Cow study stinks to pol's rival

By Rita Delfiner
Copyright 1998 New York Times
September 19, 1998



Call it Cowgate.

A political beef over bovine belching is dominating a Senate race in Wisconsin, the heart of America's dairyland.

Rep. Mark Neumann wants to milk Sen. Russ Feingold's 1993 vote in favor of government-funded research on cow gas in hopes voters will re-moove the incumbent and elect him.

Researchers study cows because they produce methane gas during digestion and release it into the atmosphere by burping. Methane is a key factor in the earth-warming greenhouse effect.

Neumann, a Republican, began airing TV ads this week that maintain his Democratic rival is no budget hawk, but instead is soft on cutting government waste and fighting tax increases.

Neumann's campaign ad features cows making flatulent sounds and a white-coated scientist running toward Bossie with a glass bottle trying to get a sample of the emissions.

This smelled like government waste to me, so I wrote a bill that killed the funding of this ridiculous program, Neumann declared. Feingold doesn't get it.

But Feingold's campaign wasn't cowed by the allegation.

For Neumann to imply that Sen. Feingold supports this obscure cow-gas study is udderly ridiculous, Feingold's campaign manager, Mike Wittenwyler, retorted this week.

He said Feingold voted against the 1993 amendment that would have cut Environmental Protection Agency funding because that would have also eliminated funding for other methane-research programs such as preventing gas explosions in landfills and coal mines.

Neumann is grasping at straws in an effort to find a flaw in Senator Feingold's superb record on deficit reduction, Wittenwyler said.

Over at the EPA, Paul Stolpman, director of the Office of Atmospheric Programs, concedes its Ruminant Livestock Methane Program has been the butt of a lot of jokes.

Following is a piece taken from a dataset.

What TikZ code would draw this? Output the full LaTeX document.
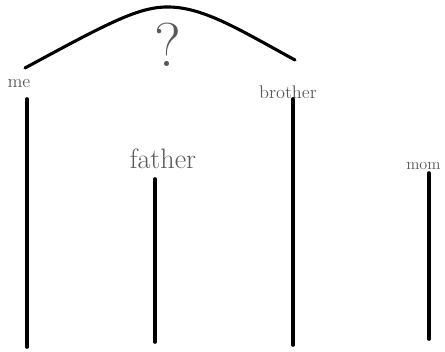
\documentclass[tikz,border=0pt]{standalone}
\usepackage{tikz}

\tikzset{
  stroke/.style={line width=2.6pt, line cap=round},
  word/.style={text=black!65, inner sep=0pt, font=\fontsize{#1}{#1}\selectfont},
}

\begin{document}
\begin{tikzpicture}[x=0.025cm, y=-0.025cm]
  \useasboundingbox (0,0) rectangle (445,351);
  % arch over me and brother
  \draw[line width=2.2pt, line cap=round] (25,68) .. controls (110,22) and (140,6) .. (170,7)
    .. controls (205,8) and (240,30) .. (295,60);
  \node[word=44] (ask) at (168,45) {?};
  % labels
  \node[word=13] (me) at (19,84) {me};
  \node[word=13] (brother) at (288,92) {brother};
  \node[word=20] (father) at (163,159) {father};
  \node[word=11.5, anchor=west] (mom) at (406,166) {mom};
  % lines
  \draw[stroke] (27,99) -- (27,347);
  \draw[stroke] (155,179) -- (155,342);
  \draw[stroke] (293,99) -- (293,345);
  \draw[stroke] (429,173) -- (429,339);
\end{tikzpicture}
\end{document}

But he says the issue of finding ways to reduce emissions that cause climate change is very, very serious.

Ruminant animals - cud-chewing animals with a divided stomach - are the second-leading source of methane in the United States, Stolpman said. Landfills are the major source," he added.

We're trying to find out what combinations of feed allow the cattle to more effectively produce milk and, in the process, find the feed that cuts down on the amount of methane they belch, he said.

Stolpman said the project, which began in 1994 and to date has cost $3 million to $4 million, is nearing the end of its research phase and farmers are pleased with the results.

You improve the efficiency of the animal, and it cuts down on pollution, he declared.